------ Stored rows
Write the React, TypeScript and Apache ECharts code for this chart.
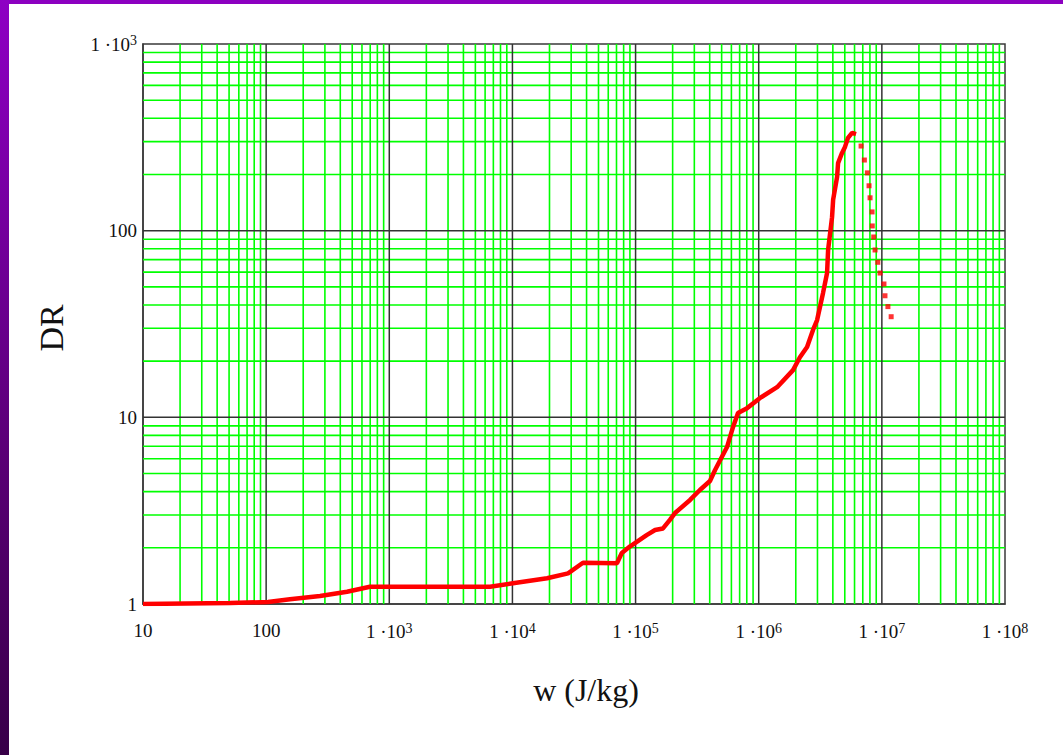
import React, { useEffect, useRef } from "react";
import * as echarts from "echarts";

// Solid part of the DR(w) curve
const solidW = [10, 51, 103.5, 156, 274, 454, 697, 6580, 10100, 19100, 28300, 37400, 70600, 77300, 89800, 123000, 144000, 167000, 190000, 209000, 277000, 333000, 402000, 442000, 553000, 619000, 679000, 804000, 1.026e6, 1.41e6, 1.9e6, 2.16e6, 2.47e6, 2.76e6, 2.98e6, 3.33e6, 3.59e6, 3.66e6, 3.94e6, 4.02e6, 4.33e6, 4.41e6, 4.75e6, 5.02e6, 5.31e6, 5.73e6, 6.17e6];
const solidDR = [1, 1.012, 1.025, 1.06, 1.104, 1.164, 1.238, 1.238, 1.291, 1.373, 1.46, 1.664, 1.652, 1.876, 2.03, 2.34, 2.49, 2.54, 2.82, 3.07, 3.61, 4.08, 4.56, 5.22, 6.93, 8.88, 10.55, 11.2, 12.7, 14.5, 17.9, 21.0, 23.8, 29.4, 33.2, 46.4, 59.3, 78.8, 118, 146, 194, 230, 261, 281, 314, 334, 329];

// Dotted (falling) part
const dotW = [6.78e6, 7.21e6, 7.63e6, 7.87e6, 8.02e6, 8.33e6, 8.36e6, 8.59e6, 8.81e6, 9.27e6, 9.67e6, 1.04e7, 1.06e7, 1.12e7, 1.19e7];
const dotDR = [284, 239, 204, 174, 150, 126, 106, 92.5, 78.8, 67.7, 59.3, 51.8, 44.8, 39.2, 34.6];

// Axis ranges
const xMin = 10;
const xMax = 1e8;
const yMin = 1;
const yMax = 1000;

// Grid decades (exponents) and minor multipliers
const xDecadeExps = [1, 2, 3, 4, 5, 6, 7];
const yDecadeExps = [0, 1, 2];
const xMajorExps = [2, 3, 4, 5, 6, 7];
const yMajorExps = [1, 2];
const minorMultipliers = [2, 3, 4, 5, 6, 7, 8, 9];

const xTitle = "w (J/kg)";
const yTitle = "DR";

const labelFont = "'Liberation Serif', 'Times New Roman', serif";

function tickLabel(v: number): string {
  const e = Math.round(Math.log10(v));
  if (e <= 2) return String(Math.round(Math.pow(10, e)));
  return `{b|1 ·10}{s|${e}}`;
}

const richLabels = {
  b: { fontSize: 19, lineHeight: 21, fontFamily: labelFont, color: "#111" },
  s: { fontSize: 14, lineHeight: 12, fontFamily: labelFont, color: "#111", verticalAlign: "top" },
};

function gridLineSeries(vals: number[], vertical: boolean, color: string, width: number, z: number) {
  return {
    type: "custom",
    z,
    silent: true,
    clip: false,
    data: vals.map((v) => (vertical ? [v, yMin] : [xMin, v])),
    renderItem: (_params: any, api: any) => {
      if (vertical) {
        const p0 = api.coord([api.value(0), yMin]);
        const p1 = api.coord([api.value(0), yMax]);
        return {
          type: "line",
          shape: { x1: p0[0], y1: p0[1], x2: p0[0], y2: p1[1] },
          style: { stroke: color, lineWidth: width },
        };
      }
      const p0 = api.coord([xMin, api.value(1)]);
      const p1 = api.coord([xMax, api.value(1)]);
      return {
        type: "line",
        shape: { x1: p0[0], y1: p0[1], x2: p1[0], y2: p0[1] },
        style: { stroke: color, lineWidth: width },
      };
    },
  };
}

export default function App() {
  const ref = useRef<HTMLDivElement>(null);
  useEffect(() => {
    const chart = echarts.init(ref.current!, null, { renderer: "svg" });
    const xMinor = xDecadeExps.flatMap((e) => minorMultipliers.map((m) => m * Math.pow(10, e)));
    const yMinor = yDecadeExps.flatMap((e) => minorMultipliers.map((m) => m * Math.pow(10, e)));
    const xMajor = xMajorExps.map((e) => Math.pow(10, e));
    const yMajor = yMajorExps.map((e) => Math.pow(10, e));
    chart.setOption({
      animation: false,
      backgroundColor: "#ffffff",
      grid: {
        left: 143,
        top: 44,
        width: 862,
        height: 560,
        show: true,
        borderColor: "#3a3a3a",
        borderWidth: 1.5,
        backgroundColor: "transparent",
      },
      xAxis: {
        type: "log",
        logBase: 10,
        min: xMin,
        max: xMax,
        splitNumber: 7,
        axisLine: { show: true, lineStyle: { color: "#3a3a3a", width: 1.5 } },
        axisTick: { show: false },
        splitLine: { show: false },
        minorTick: { show: false },
        minorSplitLine: { show: false },
        axisLabel: {
          margin: 17,
          color: "#111",
          fontSize: 19,
          fontFamily: labelFont,
          formatter: tickLabel,
          rich: richLabels,
        },
      },
      yAxis: {
        type: "log",
        logBase: 10,
        min: yMin,
        max: yMax,
        splitNumber: 3,
        axisLine: { show: true, lineStyle: { color: "#3a3a3a", width: 1.5 } },
        axisTick: { show: false },
        splitLine: { show: false },
        minorTick: { show: false },
        minorSplitLine: { show: false },
        axisLabel: {
          margin: 6,
          color: "#111",
          fontSize: 19,
          fontFamily: labelFont,
          formatter: tickLabel,
          rich: richLabels,
        },
      },
      graphic: [
        { type: "rect", shape: { x: 0, y: 0, width: 1063, height: 4 }, style: { fill: "#8c00c0" }, silent: true },
        {
          type: "rect",
          shape: { x: 0, y: 0, width: 9, height: 755 },
          style: {
            fill: new echarts.graphic.LinearGradient(0, 0, 0, 1, [
              { offset: 0, color: "#8e00c4" },
              { offset: 0.6, color: "#5a0076" },
              { offset: 1, color: "#380048" },
            ]),
          },
          silent: true,
        },
        {
          type: "text",
          x: 51,
          y: 328,
          rotation: Math.PI / 2,
          style: {
            text: yTitle,
            fontSize: 34,
            fontFamily: labelFont,
            fill: "#111",
            align: "center",
            verticalAlign: "middle",
          },
        },
        {
          type: "text",
          x: 586,
          y: 690,
          style: {
            text: xTitle,
            fontSize: 32,
            fontFamily: labelFont,
            fill: "#111",
            align: "center",
            verticalAlign: "middle",
          },
        },
      ],
      series: [
        gridLineSeries(xMinor, true, "#00ff00", 1.6, 1),
        gridLineSeries(yMinor, false, "#00ff00", 1.6, 1),
        gridLineSeries(xMajor, true, "#333333", 1.5, 2),
        gridLineSeries(yMajor, false, "#333333", 1.5, 2),
        {
          type: "line",
          z: 3,
          data: solidW.map((w, i) => [w, solidDR[i]]),
          symbol: "none",
          showSymbol: false,
          lineStyle: { color: "#ff0000", width: 4.5 },
        },
        {
          type: "scatter",
          z: 3,
          data: dotW.map((w, i) => [w, dotDR[i]]),
          symbol: "rect",
          symbolSize: 5,
          itemStyle: { color: "#ff0000" },
        },
      ],
    });
    return () => chart.dispose();
  }, []);
  return (
    <div
      ref={ref}
      style={{ position: "absolute", left: 0, top: 0, width: 1063, height: 755, background: "#fff" }}
    />
  );
}
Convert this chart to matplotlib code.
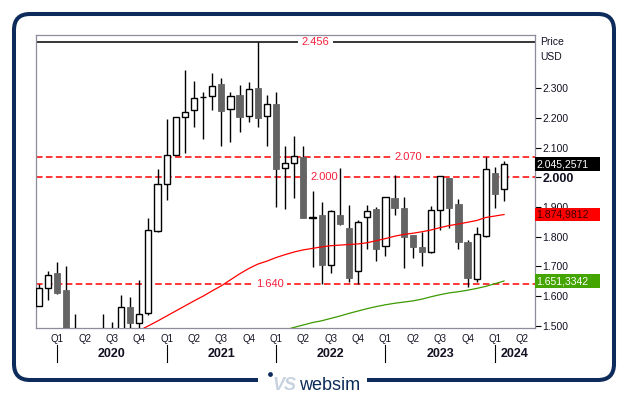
import numpy as np
import matplotlib
matplotlib.use("Agg")
import matplotlib.pyplot as plt
from matplotlib.patches import FancyBboxPatch, Rectangle, Circle
from matplotlib.transforms import blended_transform_factory

plt.rcParams['font.family'] = ['Liberation Sans', 'DejaVu Sans']

# monthly candles, Nov 2019 .. Feb 2024
opens  = [1.568, 1.626, 1.678, 1.621, 1.420, 1.200, 1.100, 1.380, 1.450, 1.470,
          1.562, 1.508, 1.542, 1.821, 1.977, 2.074, 2.203, 2.226, 2.270, 2.273,
          2.315, 2.230, 2.277, 2.206, 2.301, 2.206, 2.248, 2.031, 2.048, 2.070,
          1.865, 1.872, 1.704, 1.873, 1.830, 1.686, 1.866, 1.894, 1.770, 1.930,
          1.897, 1.806, 1.766, 1.750, 1.889, 1.999, 1.909, 1.782, 1.659, 1.804,
          2.015, 1.960]
highs  = [1.640, 1.685, 1.715, 1.703, 1.540, 1.300, 1.420, 1.540, 1.512, 1.604,
          1.596, 1.654, 1.862, 2.027, 2.197, 2.203, 2.362, 2.325, 2.289, 2.351,
          2.336, 2.289, 2.312, 2.321, 2.456, 2.278, 2.289, 2.105, 2.140, 2.106,
          1.954, 1.918, 1.890, 2.033, 1.907, 1.857, 1.907, 1.900, 1.933, 2.007,
          1.934, 1.806, 1.817, 1.905, 2.004, 1.999, 1.927, 1.788, 1.832, 2.070,
          2.034, 2.055]
lows   = [1.568, 1.587, 1.607, 1.400, 1.150, 1.000, 1.080, 1.330, 1.400, 1.440,
          1.480, 1.494, 1.536, 1.817, 1.925, 2.074, 2.083, 2.171, 2.131, 2.227,
          2.107, 2.121, 2.154, 2.188, 2.169, 2.107, 1.900, 1.895, 1.931, 1.863,
          1.699, 1.640, 1.679, 1.840, 1.649, 1.642, 1.758, 1.718, 1.736, 1.873,
          1.696, 1.727, 1.703, 1.744, 1.823, 1.831, 1.760, 1.632, 1.649, 1.800,
          1.898, 1.922]
closes = [1.626, 1.671, 1.612, 1.420, 1.200, 1.100, 1.380, 1.450, 1.470, 1.562,
          1.508, 1.539, 1.823, 1.977, 2.074, 2.203, 2.222, 2.267, 2.272, 2.309,
          2.225, 2.276, 2.205, 2.297, 2.199, 2.246, 2.030, 2.049, 2.071, 1.863,
          1.866, 1.706, 1.886, 1.844, 1.662, 1.849, 1.886, 1.760, 1.933, 1.898,
          1.800, 1.767, 1.750, 1.889, 2.004, 1.898, 1.783, 1.662, 1.808, 2.027,
          1.945, 2.045]

nan = np.nan
ma_red = [nan] * 11 + [1.484, 1.500, 1.516, 1.533, 1.550, 1.567, 1.584, 1.600, 1.618,
          1.635, 1.655, 1.675, 1.693, 1.708, 1.718, 1.730, 1.740, 1.749, 1.756,
          1.761, 1.766, 1.770, 1.772, 1.774, 1.776, 1.780, 1.787, 1.794, 1.802,
          1.808, 1.812, 1.817, 1.823, 1.831, 1.838, 1.843, 1.849, 1.855, 1.865,
          1.870, 1.875]
ma_green = [nan] * 27 + [1.486, 1.495, 1.503, 1.511, 1.517, 1.525, 1.533, 1.542,
            1.550, 1.558, 1.565, 1.571, 1.576, 1.580, 1.584, 1.590, 1.598, 1.605,
            1.611, 1.615, 1.620, 1.626, 1.633, 1.642, 1.651]

levels = [2.456, 2.070, 2.000, 1.640]
level_labels = ["2.456", "2.070", "2.000", "1.640"]
quarters = ["Q1", "Q2", "Q3", "Q4"] * 4 + ["Q1", "Q2"]
years = ["2020", "2021", "2022", "2023", "2024"]
last_price = "2.045,2571"
red_last = "1.874,9812"
green_last = "1.651,3342"

navy = '#0D2B5B'
lvl_red = '#F5203A'

fig = plt.figure(figsize=(6.29, 3.95), dpi=100)

# background layer in pixel coordinates
bg = fig.add_axes([0, 0, 1, 1], zorder=0)
bg.set_xlim(0, 629)
bg.set_ylim(395, 0)
bg.axis('off')
frame = FancyBboxPatch((14, 14), 600, 366, boxstyle="round,pad=0,rounding_size=16",
                       fc='none', ec=navy, lw=2.9)
bg.add_patch(frame)
bg.add_patch(Rectangle((258, 374), 109, 12, fc='white', ec='none'))
bg.add_patch(Circle((270.5, 374.5), 2.4, fc=navy, ec='none'))
bg.text(272, 390, "VS", color='#C7D2E0', fontsize=13, fontweight='bold',
        fontstyle='italic', va='baseline', ha='left')
bg.text(299, 390, "websim", color=navy, fontsize=13, va='baseline', ha='left')
bg.text(540, 42, "Price", fontsize=7.5, va='center', ha='left', color='#111122')
bg.text(540, 57, "USD", fontsize=7.5, va='center', ha='left', color='#111122')

ax = fig.add_axes([35.5 / 629, 1 - 328 / 395, 499.5 / 629, 293 / 395], zorder=1)
n = len(opens)
x = np.arange(n)
ax.set_xlim(-0.38, 54.4)
ax.set_ylim(1.4927, 2.480)

o = np.array(opens); h = np.array(highs); l = np.array(lows); c = np.array(closes)
up = c >= o
ax.vlines(x, l, h, color='black', lw=1.0, zorder=3)
body_lo = np.minimum(o, c)
body_h = np.maximum(np.abs(c - o), 0.0005)
ax.bar(x[up], body_h[up], 0.68, bottom=body_lo[up], fc='white', ec='black',
       lw=1.0, zorder=4)
ax.bar(x[~up], body_h[~up], 0.68, bottom=body_lo[~up], fc='#646464', ec='#646464',
       lw=0.6, zorder=4)

ax.plot(x, ma_red, color='#FF0000', lw=0.9, zorder=5)
ax.plot(x, ma_green, color='#3C9A00', lw=0.9, zorder=5)

# horizontal levels with labels
label_x = [30.3, 40.5, 31.3, 25.3]
for lev, txt, lx in zip(levels, level_labels, label_x):
    if lev == max(levels):
        ax.axhline(lev, color='black', lw=1.1, zorder=2)
    else:
        ax.axhline(lev, color='#FF0000', lw=1.1, ls=(0, (4.3, 2.2)), zorder=2)
    ax.text(lx, lev, txt, color=lvl_red, fontsize=8, ha='center', va='center',
            zorder=2.5, bbox=dict(fc='white', ec='none', pad=2.5))

# right axis
ax.yaxis.tick_right()
yt = np.round(np.arange(1.5, 2.31, 0.1), 3)
ax.set_yticks(yt)
ax.set_yticklabels([f"{v:.3f}" for v in yt])
ax.tick_params(axis='y', direction='out', length=4, width=0.8, pad=1.5,
               labelsize=7.5, labelcolor='#111122')
for lab, v in zip(ax.get_yticklabels(), yt):
    if abs(v - 2.0) < 1e-6:
        lab.set_fontweight('bold')
        lab.set_fontsize(9)
ax.set_xticks([])
for s in ax.spines.values():
    s.set_color('#8C8C9C')
    s.set_linewidth(0.9)

# last value boxes
tb = blended_transform_factory(ax.transAxes, ax.transData)
box_h = 13.3 / 296.7
for val, txt, fc, tc in [(2.045, last_price, 'black', 'white'),
                         (1.875, red_last, '#FF0000', '#3A0000'),
                         (1.651, green_last, '#44A500', 'white')]:
    ax.add_patch(Rectangle((1.0, val - box_h / 2), 65 / 499.5, box_h, transform=tb,
                           fc=fc, ec='none', clip_on=False, zorder=10))
    ax.text(1.003, val, txt, transform=tb, color=tc, fontsize=7.5, ha='left',
            va='center', zorder=11, clip_on=False)

# time axis
tx = blended_transform_factory(ax.transData, bg.transData)
q_pos = 2 + 3 * np.arange(len(quarters))
for qp, q in zip(q_pos, quarters):
    bg.text(qp, 339, q, transform=tx, fontsize=7, ha='center', va='center',
            color='#111122')
y_pos = q_pos[::4]
for yp in y_pos:
    bg.plot([yp, yp], [345, 362], transform=tx, color='black', lw=0.8)
year_x = [8, 20, 32, 44, 52.2]
for yx, yr in zip(year_x, years):
    bg.text(yx, 354, yr, transform=tx, fontsize=9, fontweight='bold', ha='center',
            va='center', color='#111122')

fig.savefig("out.png", dpi=100)
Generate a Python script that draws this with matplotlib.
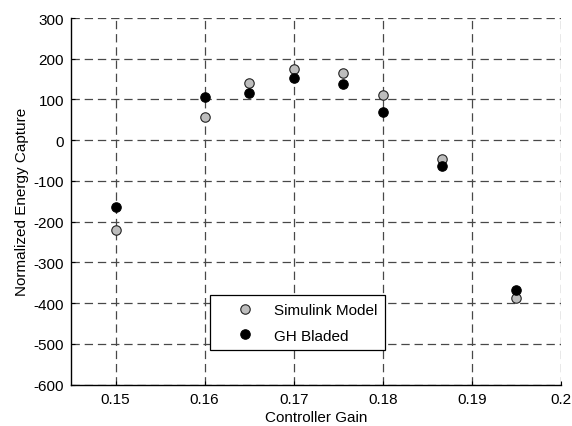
import matplotlib
matplotlib.use("Agg")
import matplotlib.pyplot as plt

plt.rcParams['font.family'] = ['Liberation Sans', 'DejaVu Sans']
plt.rcParams['lines.scale_dashes'] = False
plt.rcParams['axes.unicode_minus'] = False

# Controller gain values and normalized energy capture for each model
gain = [0.150, 0.160, 0.165, 0.170, 0.1755, 0.180, 0.1866, 0.195]
simulink = [-220, 58, 141, 175, 166, 110, -46, -387]
bladed = [-163, 105, 115, 152, 137, 70, -63, -367]

xticks = [0.15, 0.16, 0.17, 0.18, 0.19, 0.2]
xticklabels = ['0.15', '0.16', '0.17', '0.18', '0.19', '0.2']
yticks = [-600, -500, -400, -300, -200, -100, 0, 100, 200, 300]

fig = plt.figure(figsize=(5.72, 4.27), dpi=100)
ax = fig.add_axes([71 / 572, 1 - 385.7 / 427, 490 / 572, 366.7 / 427])

ax.set_xlim(0.145, 0.2)
ax.set_ylim(-600, 300)
ax.set_xticks(xticks)
ax.set_xticklabels(xticklabels)
ax.set_yticks(yticks)

ax.grid(True, color='#484848', linestyle=(0, (6, 3.5)), linewidth=0.9)
ax.set_axisbelow(True)

for side in ('top', 'right'):
    ax.spines[side].set_visible(False)
for side in ('left', 'bottom'):
    ax.spines[side].set_linewidth(1.0)

ax.tick_params(direction='in', length=3, width=0.8, labelsize=11, pad=5)

ax.plot(gain, simulink, linestyle='none', marker='o', markersize=6.8,
        markerfacecolor='#bdbdbd', markeredgecolor='#222222',
        markeredgewidth=0.8, label='Simulink Model', zorder=3)
ax.plot(gain, bladed, linestyle='none', marker='o', markersize=6.8,
        markerfacecolor='black', markeredgecolor='black',
        markeredgewidth=0.8, label='GH Bladed', zorder=3)

ax.set_xlabel('Controller Gain', fontsize=11, labelpad=3)
ax.set_ylabel('Normalized Energy Capture', fontsize=11, labelpad=3)

leg = ax.legend(loc='lower left', bbox_to_anchor=(0.284, 0.094),
                borderaxespad=0, fontsize=11, frameon=True, fancybox=False,
                edgecolor='black', framealpha=1, borderpad=0.5,
                handletextpad=0.15, labelspacing=0.75, handlelength=3.5)
leg.get_frame().set_linewidth(0.9)

fig.savefig('out.png', dpi=100)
------------
> **Short exercise**
Return the material from the line containing "Generate a Python" through the line containing "100, 200, 300]", exactly and in full, but without its pictures.

> **Exercise response**
Generate a Python script that draws this with matplotlib.
import matplotlib
matplotlib.use("Agg")
import matplotlib.pyplot as plt

plt.rcParams['font.family'] = ['Liberation Sans', 'DejaVu Sans']
plt.rcParams['lines.scale_dashes'] = False
plt.rcParams['axes.unicode_minus'] = False

# Controller gain values and normalized energy capture for each model
gain = [0.150, 0.160, 0.165, 0.170, 0.1755, 0.180, 0.1866, 0.195]
simulink = [-220, 58, 141, 175, 166, 110, -46, -387]
bladed = [-163, 105, 115, 152, 137, 70, -63, -367]

xticks = [0.15, 0.16, 0.17, 0.18, 0.19, 0.2]
xticklabels = ['0.15', '0.16', '0.17', '0.18', '0.19', '0.2']
yticks = [-600, -500, -400, -300, -200, -100, 0, 100, 200, 300]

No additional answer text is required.